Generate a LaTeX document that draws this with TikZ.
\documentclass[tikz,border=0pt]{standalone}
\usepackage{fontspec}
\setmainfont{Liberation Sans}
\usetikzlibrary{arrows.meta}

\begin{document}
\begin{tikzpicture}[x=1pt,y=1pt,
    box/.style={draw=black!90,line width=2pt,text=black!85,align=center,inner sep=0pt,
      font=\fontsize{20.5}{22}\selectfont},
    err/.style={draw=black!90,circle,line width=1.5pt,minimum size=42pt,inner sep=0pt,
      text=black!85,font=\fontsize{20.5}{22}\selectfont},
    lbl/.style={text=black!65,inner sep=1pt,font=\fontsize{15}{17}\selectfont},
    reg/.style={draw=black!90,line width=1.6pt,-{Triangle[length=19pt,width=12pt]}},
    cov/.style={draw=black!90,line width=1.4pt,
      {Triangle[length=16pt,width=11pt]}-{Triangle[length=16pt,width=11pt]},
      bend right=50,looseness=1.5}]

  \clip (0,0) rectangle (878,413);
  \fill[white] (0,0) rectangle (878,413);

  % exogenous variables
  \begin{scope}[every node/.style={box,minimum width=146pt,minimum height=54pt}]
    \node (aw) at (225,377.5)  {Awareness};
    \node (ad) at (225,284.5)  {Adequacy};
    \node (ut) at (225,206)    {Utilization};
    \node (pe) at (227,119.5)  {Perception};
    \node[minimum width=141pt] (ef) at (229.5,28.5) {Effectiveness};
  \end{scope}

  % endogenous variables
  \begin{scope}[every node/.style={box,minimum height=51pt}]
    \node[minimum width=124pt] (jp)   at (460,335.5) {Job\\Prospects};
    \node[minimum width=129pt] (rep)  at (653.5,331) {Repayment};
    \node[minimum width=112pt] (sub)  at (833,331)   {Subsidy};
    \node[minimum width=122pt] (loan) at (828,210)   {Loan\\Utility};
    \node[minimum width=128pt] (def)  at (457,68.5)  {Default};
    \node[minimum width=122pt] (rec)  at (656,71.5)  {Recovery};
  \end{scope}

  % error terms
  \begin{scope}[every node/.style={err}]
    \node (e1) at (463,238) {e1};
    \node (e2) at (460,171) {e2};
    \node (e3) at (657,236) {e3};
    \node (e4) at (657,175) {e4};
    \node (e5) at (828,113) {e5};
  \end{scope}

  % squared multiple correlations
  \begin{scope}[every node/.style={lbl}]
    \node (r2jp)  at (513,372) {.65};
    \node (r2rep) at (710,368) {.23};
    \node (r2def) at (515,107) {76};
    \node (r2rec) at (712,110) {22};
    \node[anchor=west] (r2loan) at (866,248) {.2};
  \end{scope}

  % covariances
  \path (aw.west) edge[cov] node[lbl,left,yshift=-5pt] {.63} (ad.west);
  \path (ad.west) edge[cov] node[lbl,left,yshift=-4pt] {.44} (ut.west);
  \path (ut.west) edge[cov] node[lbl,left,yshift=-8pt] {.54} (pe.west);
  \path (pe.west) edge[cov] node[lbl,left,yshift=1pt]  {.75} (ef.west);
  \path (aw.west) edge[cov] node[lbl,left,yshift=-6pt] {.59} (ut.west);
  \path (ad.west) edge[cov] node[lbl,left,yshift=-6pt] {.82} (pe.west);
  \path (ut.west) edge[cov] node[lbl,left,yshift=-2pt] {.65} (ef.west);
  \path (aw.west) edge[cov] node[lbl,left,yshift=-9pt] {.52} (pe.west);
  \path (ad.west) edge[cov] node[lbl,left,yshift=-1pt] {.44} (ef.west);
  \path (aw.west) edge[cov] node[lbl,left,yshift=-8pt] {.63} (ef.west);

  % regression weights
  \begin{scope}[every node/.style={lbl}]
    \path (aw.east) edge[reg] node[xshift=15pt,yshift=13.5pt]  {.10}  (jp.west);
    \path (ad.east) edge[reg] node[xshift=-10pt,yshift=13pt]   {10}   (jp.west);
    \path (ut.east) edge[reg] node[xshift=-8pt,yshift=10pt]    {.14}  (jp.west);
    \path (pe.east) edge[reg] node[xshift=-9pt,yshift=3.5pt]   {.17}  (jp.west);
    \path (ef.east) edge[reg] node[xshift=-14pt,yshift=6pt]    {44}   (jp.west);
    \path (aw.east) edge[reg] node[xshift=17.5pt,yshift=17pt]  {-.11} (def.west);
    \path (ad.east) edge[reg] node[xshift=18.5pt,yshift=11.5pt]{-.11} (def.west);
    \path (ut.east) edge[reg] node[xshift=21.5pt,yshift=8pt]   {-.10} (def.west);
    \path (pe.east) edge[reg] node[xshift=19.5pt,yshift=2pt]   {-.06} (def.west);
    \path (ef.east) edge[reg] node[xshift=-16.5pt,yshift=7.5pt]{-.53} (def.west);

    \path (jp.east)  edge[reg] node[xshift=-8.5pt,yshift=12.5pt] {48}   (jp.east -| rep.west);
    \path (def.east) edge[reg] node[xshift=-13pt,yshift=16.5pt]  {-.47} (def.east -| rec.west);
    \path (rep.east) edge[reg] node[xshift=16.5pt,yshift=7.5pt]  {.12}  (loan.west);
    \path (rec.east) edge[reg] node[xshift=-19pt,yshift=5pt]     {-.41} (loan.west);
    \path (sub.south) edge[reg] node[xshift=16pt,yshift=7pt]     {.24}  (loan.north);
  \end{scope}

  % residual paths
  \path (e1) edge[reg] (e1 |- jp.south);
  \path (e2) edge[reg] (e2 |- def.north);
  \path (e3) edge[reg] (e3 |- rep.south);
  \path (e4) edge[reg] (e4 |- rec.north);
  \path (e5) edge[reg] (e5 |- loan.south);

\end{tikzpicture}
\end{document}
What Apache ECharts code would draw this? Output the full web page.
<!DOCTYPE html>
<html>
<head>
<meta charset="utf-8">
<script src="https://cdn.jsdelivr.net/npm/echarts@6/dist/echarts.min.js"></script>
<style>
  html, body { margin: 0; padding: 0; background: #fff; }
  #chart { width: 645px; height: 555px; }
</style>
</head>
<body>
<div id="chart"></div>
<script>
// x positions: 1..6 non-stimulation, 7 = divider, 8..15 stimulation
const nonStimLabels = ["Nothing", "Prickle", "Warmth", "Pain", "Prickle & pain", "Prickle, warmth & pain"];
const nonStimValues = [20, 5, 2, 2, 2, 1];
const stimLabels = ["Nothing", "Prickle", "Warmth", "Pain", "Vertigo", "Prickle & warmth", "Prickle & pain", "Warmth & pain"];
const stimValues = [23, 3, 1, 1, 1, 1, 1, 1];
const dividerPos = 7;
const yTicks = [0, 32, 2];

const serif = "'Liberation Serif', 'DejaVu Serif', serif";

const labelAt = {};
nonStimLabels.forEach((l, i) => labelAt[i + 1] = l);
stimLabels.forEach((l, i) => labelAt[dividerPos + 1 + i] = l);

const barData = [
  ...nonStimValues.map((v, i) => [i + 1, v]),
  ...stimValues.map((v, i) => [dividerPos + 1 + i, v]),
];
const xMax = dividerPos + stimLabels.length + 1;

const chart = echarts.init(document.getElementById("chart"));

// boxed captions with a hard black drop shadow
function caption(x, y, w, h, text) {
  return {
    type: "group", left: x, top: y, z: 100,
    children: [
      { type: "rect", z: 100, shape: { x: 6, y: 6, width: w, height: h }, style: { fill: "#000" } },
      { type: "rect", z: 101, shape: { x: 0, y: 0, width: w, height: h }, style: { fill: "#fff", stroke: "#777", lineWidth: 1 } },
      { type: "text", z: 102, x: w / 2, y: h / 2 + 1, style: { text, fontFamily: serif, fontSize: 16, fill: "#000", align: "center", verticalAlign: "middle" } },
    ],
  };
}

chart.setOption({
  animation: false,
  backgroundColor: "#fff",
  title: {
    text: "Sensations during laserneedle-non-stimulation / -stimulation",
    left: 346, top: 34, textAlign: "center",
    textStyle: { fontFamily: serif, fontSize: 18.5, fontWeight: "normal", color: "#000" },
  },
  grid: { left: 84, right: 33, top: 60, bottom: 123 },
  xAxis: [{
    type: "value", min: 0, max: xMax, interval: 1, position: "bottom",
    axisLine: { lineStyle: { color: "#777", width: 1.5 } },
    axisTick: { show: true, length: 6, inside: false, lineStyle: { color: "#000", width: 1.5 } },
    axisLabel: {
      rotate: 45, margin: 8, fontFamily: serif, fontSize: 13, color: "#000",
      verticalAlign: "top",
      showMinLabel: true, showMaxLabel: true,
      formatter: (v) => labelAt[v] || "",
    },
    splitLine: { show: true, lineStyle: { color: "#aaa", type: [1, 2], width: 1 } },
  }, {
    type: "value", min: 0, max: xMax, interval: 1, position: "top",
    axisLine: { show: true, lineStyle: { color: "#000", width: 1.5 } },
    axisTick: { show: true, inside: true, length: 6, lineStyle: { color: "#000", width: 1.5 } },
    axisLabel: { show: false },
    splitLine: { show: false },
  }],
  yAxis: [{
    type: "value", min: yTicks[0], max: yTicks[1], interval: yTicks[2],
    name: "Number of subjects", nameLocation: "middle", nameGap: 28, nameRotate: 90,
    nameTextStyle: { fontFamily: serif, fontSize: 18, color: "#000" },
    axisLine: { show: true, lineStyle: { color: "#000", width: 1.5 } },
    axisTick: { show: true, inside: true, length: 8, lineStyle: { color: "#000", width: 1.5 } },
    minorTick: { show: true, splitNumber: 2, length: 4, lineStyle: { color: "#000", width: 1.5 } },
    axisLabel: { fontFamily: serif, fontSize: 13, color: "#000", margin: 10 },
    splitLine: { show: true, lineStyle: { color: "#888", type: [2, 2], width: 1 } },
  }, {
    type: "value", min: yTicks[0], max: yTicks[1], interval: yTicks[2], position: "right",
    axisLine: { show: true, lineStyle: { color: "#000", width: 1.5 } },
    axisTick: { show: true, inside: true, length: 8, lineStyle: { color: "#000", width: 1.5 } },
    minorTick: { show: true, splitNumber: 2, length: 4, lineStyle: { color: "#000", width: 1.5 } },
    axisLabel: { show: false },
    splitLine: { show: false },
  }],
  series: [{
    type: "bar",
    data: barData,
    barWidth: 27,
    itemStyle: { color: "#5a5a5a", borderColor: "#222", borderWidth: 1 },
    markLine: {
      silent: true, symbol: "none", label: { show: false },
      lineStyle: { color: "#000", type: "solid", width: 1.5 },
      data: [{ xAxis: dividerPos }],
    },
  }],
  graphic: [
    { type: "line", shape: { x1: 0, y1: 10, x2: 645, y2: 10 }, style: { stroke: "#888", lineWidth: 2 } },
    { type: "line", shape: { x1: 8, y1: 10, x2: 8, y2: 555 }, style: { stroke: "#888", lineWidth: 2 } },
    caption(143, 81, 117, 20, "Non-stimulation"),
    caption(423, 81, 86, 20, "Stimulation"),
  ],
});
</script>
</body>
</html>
━━━━━━━━━━━━━━━━━━━━
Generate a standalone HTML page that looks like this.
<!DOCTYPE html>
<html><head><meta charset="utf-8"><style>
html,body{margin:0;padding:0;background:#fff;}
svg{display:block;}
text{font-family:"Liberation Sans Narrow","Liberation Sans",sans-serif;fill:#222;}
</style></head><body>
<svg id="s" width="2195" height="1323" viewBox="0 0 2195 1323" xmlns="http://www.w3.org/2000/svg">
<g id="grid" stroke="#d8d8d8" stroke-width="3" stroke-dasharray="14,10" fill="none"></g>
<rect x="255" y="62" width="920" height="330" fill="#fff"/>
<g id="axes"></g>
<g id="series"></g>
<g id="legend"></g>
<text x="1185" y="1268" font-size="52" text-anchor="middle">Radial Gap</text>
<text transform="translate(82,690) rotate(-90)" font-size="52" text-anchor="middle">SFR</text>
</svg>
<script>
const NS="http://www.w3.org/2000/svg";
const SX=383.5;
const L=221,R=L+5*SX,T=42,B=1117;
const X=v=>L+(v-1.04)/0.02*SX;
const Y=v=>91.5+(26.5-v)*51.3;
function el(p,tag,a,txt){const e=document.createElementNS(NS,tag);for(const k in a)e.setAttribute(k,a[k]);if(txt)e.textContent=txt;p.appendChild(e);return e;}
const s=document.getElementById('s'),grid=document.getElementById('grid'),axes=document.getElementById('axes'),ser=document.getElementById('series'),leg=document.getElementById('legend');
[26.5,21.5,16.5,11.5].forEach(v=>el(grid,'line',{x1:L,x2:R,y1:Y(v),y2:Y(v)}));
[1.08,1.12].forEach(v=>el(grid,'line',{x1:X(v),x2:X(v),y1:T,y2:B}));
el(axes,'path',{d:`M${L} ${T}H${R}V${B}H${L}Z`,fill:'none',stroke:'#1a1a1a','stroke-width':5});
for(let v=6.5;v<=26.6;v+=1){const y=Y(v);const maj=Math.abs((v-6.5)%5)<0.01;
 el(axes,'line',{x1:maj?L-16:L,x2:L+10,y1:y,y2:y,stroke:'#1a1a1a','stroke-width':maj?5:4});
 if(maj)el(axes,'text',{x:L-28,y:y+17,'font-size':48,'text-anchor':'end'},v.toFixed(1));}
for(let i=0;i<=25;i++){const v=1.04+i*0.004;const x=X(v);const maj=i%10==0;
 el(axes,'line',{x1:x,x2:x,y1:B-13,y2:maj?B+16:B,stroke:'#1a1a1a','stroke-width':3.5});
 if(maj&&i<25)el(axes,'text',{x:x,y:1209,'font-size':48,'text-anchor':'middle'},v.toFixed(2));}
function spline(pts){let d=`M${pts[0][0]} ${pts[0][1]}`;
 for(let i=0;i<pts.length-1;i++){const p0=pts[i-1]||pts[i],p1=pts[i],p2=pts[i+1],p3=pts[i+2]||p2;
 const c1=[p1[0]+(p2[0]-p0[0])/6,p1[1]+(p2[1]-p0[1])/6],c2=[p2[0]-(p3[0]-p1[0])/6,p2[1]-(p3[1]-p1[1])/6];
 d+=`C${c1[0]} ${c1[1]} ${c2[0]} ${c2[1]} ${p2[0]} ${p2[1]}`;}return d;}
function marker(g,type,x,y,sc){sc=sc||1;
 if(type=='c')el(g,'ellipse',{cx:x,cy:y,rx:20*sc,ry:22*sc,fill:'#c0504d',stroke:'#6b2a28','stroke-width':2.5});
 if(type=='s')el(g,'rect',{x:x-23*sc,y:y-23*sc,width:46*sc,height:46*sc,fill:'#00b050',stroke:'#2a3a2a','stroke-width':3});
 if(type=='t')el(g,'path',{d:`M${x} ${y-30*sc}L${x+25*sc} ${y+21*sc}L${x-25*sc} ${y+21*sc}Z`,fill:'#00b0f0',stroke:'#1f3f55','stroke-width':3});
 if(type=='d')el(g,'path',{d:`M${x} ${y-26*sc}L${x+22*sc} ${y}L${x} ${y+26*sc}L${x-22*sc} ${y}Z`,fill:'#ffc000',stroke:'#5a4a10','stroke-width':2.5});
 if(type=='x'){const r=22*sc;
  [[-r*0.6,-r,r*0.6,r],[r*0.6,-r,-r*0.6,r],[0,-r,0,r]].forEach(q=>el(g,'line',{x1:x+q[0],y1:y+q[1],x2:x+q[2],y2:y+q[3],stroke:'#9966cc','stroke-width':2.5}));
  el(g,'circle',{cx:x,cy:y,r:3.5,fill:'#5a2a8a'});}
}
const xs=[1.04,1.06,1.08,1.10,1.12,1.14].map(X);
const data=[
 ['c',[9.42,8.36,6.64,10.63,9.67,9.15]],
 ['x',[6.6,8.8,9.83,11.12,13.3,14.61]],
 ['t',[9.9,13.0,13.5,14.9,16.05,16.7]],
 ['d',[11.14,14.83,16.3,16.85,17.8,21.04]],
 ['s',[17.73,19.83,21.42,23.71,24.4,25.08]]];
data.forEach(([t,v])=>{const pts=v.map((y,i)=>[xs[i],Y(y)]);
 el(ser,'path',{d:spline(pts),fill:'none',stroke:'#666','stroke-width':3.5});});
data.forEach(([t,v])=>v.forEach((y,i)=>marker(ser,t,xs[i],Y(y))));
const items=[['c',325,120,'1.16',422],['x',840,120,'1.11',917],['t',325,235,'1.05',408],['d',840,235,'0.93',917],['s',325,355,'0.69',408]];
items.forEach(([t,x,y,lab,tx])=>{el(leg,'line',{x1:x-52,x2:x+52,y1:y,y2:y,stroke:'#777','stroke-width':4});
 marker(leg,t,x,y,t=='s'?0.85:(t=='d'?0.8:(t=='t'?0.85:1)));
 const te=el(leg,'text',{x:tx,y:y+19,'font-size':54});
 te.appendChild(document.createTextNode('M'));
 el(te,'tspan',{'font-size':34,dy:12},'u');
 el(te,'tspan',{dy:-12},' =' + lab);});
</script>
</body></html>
━━━━━━━━━━━━━━━━━━━━
GIVEN TASK:
In the listing above, find each line with the word "standalone" and copy it.

ANSWER TO THIS PROBLEM:
\documentclass[tikz,border=0pt]{standalone}
Generate a standalone HTML page that looks like this.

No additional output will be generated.